A Translation of OCaml GADTs into Coq

Pedro Abreu, Guillaume Claret, and Benjamin Delaware,

abstract

Proof assistants based on dependent types are powerful tools for building certified software. In order to verify programs written in a different language, however, a representation of those programs in the proof assistant is required. When that language is sufficiently similar to that of the proof assistant, one solution is to use a shallow embedding to directly encode source programs as programs in the proof assistant. One challenge with this approach is ensuring that any semantic gaps between the two languages are accounted for. In this paper, we present GSet, a mixed embedding that bridges the gap between OCaml GADTs and inductive datatypes in Coq. This embedding retains the rich typing information of GADTs while also allowing pattern matching with impossible branches to be translated without additional axioms.

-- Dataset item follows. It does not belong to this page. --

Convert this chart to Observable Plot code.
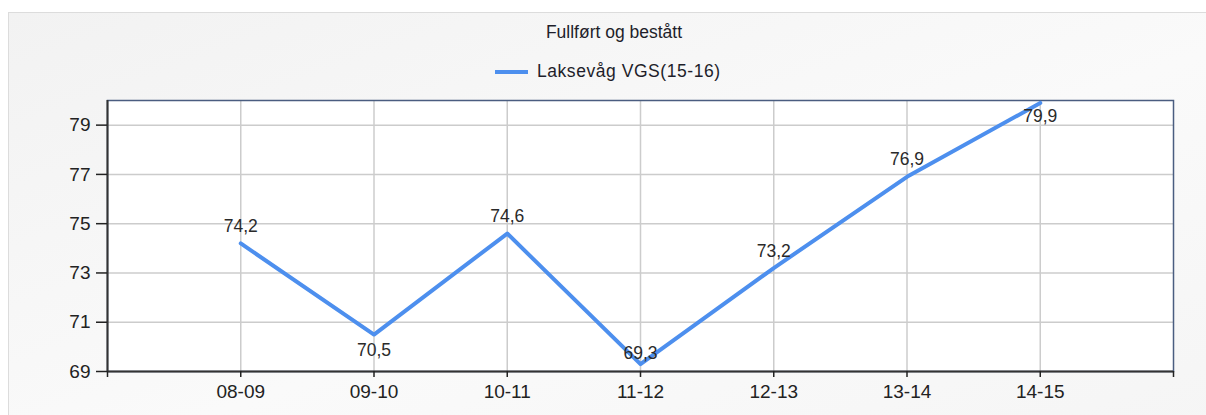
<!DOCTYPE html>
<html><head><meta charset="utf-8">
<script src="https://cdn.jsdelivr.net/npm/d3@7"></script>
<script src="https://cdn.jsdelivr.net/npm/@observablehq/plot@0.6"></script>
<style>
body{margin:0;background:#fff;font-family:"Liberation Sans",Arial,sans-serif;}
#wrap{position:relative;width:1206px;height:415px;overflow:hidden;}
#panel{position:absolute;left:8px;top:12px;width:1220px;height:420px;border-top:1px solid #dcdcdc;border-left:1px solid #dcdcdc;background:linear-gradient(160deg,#f2f2f2,#fafafa 55%,#f5f5f5);}
#title{position:absolute;left:0;top:22px;width:1228px;text-align:center;font-size:17.5px;color:#1e1e2a;}
#legend{position:absolute;top:61px;left:495px;display:flex;align-items:center;font-size:17.5px;letter-spacing:0.55px;color:#1e1e2a;}
.swatch{display:inline-block;width:33px;height:4px;background:#4d8fee;margin-right:9px;}
#chart{position:absolute;left:0;top:80px;}
</style></head>
<body><div id="wrap"><div id="panel"></div><div id="title"></div><div id="legend"><span class="swatch"></span><span id="ltext"></span></div><div id="chart"></div></div>
<script>
const categories = ["08-09","09-10","10-11","11-12","12-13","13-14","14-15"];
const values = [74.2, 70.5, 74.6, 69.3, 73.2, 76.9, 79.9];
const yTicks = [69, 71, 73, 75, 77, 79];
const seriesName = "Laksevåg VGS(15-16)";
const titleText = "Fullført og bestått";

document.getElementById("title").textContent = titleText;
document.getElementById("ltext").textContent = seriesName;

const data = categories.map((c, i) => ({i: i + 1, cat: c, v: values[i]}));
const fmt = v => v.toFixed(1).replace(".", ",");
// label placement (styling, not data)
const below = new Set(["09-10"]);
const belowTop = new Set(["14-15"]);
const nearAxis = new Set(["11-12"]);
const above = d => !below.has(d.cat) && !belowTop.has(d.cat) && !nearAxis.has(d.cat);
const lineColor = "#4d8fee";
const textStyle = {fontSize: 17.5, fill: "#2a2a2a"};

const chart = Plot.plot({
  width: 1206,
  height: 335,
  marginLeft: 107,
  marginRight: 33,
  marginTop: 20,
  marginBottom: 44,
  style: {fontFamily: "'Liberation Sans', Arial, sans-serif", background: "transparent"},
  x: {type: "linear", domain: [0, 8], axis: null},
  y: {domain: [69, 80], axis: null},
  marks: [
    Plot.frame({fill: "white", stroke: "none"}),
    Plot.gridY(yTicks.slice(1), {stroke: "#cccccc", strokeOpacity: 1, strokeWidth: 1.5}),
    Plot.gridX(d3.range(1, categories.length + 1), {stroke: "#cccccc", strokeOpacity: 1, strokeWidth: 1.5}),
    Plot.frame({stroke: "#4a5d80", strokeWidth: 1.5}),
    Plot.ruleX([0], {stroke: "#333", strokeWidth: 2}),
    Plot.ruleY([69], {stroke: "#333", strokeWidth: 2}),
    Plot.axisY(yTicks, {tickSize: 11, tickPadding: 6, fontSize: 19, color: "#222", strokeWidth: 1.5, label: null}),
    Plot.axisX(d3.range(0, categories.length + 2), {tickSize: 6, tickPadding: 7, fontSize: 19, color: "#222", strokeWidth: 1.5, label: null,
      tickFormat: d => categories[d - 1] ?? ""}),
    Plot.line(data, {x: "i", y: "v", stroke: lineColor, strokeWidth: 4}),
    Plot.text(data.filter(above), {x: "i", y: "v", text: d => fmt(d.v), dy: -17, ...textStyle}),
    Plot.text(data.filter(d => below.has(d.cat)), {x: "i", y: "v", text: d => fmt(d.v), dy: 16, ...textStyle}),
    Plot.text(data.filter(d => belowTop.has(d.cat)), {x: "i", y: "v", text: d => fmt(d.v), dy: 13, ...textStyle}),
    Plot.text(data.filter(d => nearAxis.has(d.cat)), {x: "i", y: "v", text: d => fmt(d.v), dy: -11, ...textStyle})
  ]
});
document.getElementById("chart").appendChild(chart);
</script>
</body></html>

We formalize this with GADTml, a minimal calculus that captures GADTs in OCaml, and gCIC, an impredicative variant of the Calculus of Inductive Constructions. Furthermore, we present the translation algorithm between GADTml and gCIC, together with a proof of the soundness of this translation. We have integrated this technique into Coq-of-OCaml, a tool for automatically translating OCaml programs into Coq. Finally, we demonstrate the feasibility of our approach by using our enhanced version of Coq-of-OCaml to translate a portion of the Tezos code base into Coq.